▶ **TASK OBJECTIVE**
Nothing but the lines from the top of the data to the line holding "from bokeh.resources import INLINE" should be printed, word for word and both ends included; leave the pictures out.
[Start DATASET EXCERPT]
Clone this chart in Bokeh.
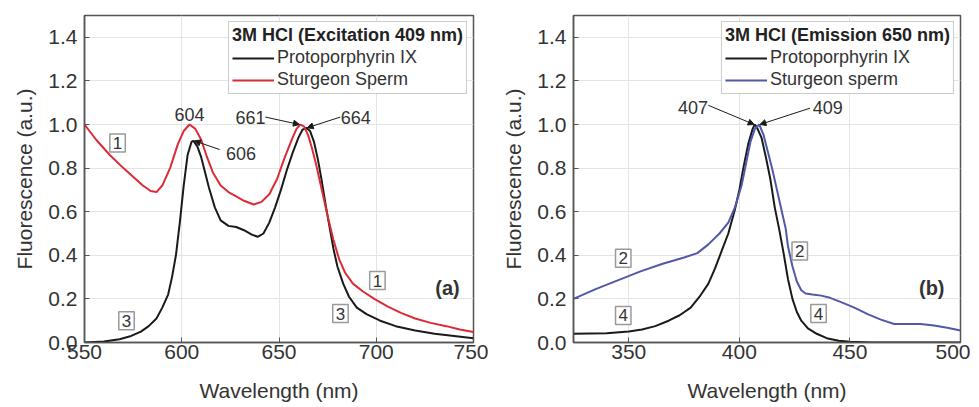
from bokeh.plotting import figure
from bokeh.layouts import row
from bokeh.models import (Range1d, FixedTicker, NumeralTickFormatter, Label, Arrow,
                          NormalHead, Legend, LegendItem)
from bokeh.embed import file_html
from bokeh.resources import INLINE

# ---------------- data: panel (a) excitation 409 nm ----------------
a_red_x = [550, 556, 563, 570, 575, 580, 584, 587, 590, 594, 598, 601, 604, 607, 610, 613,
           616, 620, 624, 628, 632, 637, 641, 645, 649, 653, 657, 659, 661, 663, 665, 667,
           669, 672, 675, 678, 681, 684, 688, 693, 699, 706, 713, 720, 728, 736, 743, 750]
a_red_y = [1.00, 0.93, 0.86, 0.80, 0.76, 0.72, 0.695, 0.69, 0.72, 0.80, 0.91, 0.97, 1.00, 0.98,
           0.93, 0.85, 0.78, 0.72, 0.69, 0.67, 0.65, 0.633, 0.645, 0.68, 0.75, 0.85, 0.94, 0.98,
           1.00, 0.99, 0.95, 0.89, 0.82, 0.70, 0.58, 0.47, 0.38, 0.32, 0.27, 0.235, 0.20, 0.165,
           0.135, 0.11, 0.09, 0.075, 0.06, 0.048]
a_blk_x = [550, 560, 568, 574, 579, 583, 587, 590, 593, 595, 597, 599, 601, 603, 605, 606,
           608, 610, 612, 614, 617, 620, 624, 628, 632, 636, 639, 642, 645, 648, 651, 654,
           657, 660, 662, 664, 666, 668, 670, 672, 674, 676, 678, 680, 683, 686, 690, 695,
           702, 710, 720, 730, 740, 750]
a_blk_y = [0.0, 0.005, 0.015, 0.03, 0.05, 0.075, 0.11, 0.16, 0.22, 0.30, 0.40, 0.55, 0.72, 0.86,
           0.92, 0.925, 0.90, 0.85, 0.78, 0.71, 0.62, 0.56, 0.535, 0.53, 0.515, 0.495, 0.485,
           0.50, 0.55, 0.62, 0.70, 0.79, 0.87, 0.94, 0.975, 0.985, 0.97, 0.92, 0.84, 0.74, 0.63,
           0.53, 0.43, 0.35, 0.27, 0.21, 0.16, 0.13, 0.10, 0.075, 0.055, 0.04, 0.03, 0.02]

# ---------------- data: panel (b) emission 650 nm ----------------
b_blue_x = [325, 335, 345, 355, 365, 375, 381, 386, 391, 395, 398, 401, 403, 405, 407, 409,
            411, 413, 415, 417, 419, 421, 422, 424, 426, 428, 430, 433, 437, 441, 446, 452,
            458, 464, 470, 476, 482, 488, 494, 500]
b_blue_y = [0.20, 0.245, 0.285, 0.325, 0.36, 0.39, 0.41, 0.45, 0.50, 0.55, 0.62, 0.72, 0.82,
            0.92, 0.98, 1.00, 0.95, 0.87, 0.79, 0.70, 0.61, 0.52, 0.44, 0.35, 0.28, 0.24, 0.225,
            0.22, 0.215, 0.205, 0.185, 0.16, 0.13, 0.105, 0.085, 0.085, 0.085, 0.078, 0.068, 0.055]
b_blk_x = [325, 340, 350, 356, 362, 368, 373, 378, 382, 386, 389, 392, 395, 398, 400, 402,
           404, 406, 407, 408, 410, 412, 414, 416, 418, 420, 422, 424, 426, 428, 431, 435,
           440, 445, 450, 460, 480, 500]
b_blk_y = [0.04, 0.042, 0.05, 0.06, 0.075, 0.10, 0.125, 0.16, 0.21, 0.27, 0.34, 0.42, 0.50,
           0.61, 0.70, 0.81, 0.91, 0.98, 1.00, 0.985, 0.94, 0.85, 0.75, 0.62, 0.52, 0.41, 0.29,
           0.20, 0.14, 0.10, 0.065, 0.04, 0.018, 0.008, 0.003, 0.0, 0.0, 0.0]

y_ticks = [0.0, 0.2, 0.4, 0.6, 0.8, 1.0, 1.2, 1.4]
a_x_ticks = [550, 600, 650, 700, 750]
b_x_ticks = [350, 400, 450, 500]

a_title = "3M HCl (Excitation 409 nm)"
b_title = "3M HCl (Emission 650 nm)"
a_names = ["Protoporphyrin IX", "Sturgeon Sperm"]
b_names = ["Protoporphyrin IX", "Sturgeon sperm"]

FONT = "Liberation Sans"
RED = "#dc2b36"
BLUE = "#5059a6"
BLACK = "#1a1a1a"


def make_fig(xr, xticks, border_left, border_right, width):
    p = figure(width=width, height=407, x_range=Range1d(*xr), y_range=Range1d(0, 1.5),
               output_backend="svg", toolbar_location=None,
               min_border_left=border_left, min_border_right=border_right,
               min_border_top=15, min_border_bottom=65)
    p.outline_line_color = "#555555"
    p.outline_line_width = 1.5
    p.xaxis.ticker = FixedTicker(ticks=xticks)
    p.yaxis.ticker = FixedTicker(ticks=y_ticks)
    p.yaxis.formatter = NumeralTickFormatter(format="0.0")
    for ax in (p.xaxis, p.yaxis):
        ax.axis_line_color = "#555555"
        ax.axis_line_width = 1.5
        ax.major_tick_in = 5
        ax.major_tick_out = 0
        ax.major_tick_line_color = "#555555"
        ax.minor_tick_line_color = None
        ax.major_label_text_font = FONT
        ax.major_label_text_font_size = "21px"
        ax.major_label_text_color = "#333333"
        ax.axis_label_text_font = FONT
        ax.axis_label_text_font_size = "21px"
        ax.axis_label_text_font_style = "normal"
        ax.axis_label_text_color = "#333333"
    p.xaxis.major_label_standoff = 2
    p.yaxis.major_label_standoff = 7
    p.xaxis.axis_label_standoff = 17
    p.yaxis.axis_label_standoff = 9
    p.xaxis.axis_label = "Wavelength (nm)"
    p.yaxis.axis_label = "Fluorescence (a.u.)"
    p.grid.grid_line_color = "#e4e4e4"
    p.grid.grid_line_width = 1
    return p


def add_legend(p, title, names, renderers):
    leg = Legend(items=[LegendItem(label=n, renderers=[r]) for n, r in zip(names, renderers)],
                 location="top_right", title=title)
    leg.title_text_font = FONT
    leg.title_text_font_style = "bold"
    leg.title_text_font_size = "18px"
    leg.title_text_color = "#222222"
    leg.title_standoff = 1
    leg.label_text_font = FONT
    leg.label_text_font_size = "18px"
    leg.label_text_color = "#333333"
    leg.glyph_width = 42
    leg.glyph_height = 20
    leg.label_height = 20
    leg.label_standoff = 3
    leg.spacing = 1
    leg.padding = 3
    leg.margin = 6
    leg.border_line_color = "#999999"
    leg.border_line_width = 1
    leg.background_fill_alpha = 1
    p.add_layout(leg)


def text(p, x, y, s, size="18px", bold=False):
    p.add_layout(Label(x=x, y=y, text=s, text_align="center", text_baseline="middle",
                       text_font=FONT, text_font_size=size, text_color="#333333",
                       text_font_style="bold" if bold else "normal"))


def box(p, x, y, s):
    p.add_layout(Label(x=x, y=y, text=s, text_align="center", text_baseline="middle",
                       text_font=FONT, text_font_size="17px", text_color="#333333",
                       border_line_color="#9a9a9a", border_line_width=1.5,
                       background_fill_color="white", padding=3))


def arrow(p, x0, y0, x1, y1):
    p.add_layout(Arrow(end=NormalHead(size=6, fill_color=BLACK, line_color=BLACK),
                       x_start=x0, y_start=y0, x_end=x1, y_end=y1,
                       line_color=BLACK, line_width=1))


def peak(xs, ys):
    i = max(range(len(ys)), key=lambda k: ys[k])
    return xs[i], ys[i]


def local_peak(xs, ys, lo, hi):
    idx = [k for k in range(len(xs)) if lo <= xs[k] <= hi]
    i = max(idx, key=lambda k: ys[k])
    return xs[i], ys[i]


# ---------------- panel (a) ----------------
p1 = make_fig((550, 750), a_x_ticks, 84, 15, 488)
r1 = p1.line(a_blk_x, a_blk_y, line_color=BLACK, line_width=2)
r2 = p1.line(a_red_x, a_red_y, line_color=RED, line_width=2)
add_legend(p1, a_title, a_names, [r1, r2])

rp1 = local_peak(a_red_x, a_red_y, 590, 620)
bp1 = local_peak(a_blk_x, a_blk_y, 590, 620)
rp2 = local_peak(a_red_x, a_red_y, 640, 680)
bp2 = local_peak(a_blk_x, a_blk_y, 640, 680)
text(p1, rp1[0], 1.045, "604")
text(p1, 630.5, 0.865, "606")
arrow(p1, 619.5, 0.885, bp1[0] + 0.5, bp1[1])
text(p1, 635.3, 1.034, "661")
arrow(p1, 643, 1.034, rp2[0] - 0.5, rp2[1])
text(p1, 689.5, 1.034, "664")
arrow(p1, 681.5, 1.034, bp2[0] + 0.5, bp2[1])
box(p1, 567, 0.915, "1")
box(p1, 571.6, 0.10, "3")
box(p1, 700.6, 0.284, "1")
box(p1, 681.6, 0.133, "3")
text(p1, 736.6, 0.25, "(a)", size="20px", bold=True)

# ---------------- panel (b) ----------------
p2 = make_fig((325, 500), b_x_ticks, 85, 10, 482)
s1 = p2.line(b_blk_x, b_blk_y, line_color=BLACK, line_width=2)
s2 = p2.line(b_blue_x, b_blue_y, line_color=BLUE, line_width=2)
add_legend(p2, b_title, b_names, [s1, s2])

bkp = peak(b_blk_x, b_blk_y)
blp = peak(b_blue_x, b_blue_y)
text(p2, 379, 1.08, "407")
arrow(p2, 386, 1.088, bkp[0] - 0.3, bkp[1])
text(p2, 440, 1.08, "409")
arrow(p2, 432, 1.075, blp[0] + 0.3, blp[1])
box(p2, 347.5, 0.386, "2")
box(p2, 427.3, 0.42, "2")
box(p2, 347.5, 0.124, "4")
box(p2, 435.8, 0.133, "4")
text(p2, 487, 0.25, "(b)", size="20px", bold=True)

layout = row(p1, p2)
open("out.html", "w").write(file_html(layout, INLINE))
[End DATASET EXCERPT]
▶ **COMPLETE RESPONSE**
Clone this chart in Bokeh.
from bokeh.plotting import figure
from bokeh.layouts import row
from bokeh.models import (Range1d, FixedTicker, NumeralTickFormatter, Label, Arrow,
                          NormalHead, Legend, LegendItem)
from bokeh.embed import file_html
from bokeh.resources import INLINE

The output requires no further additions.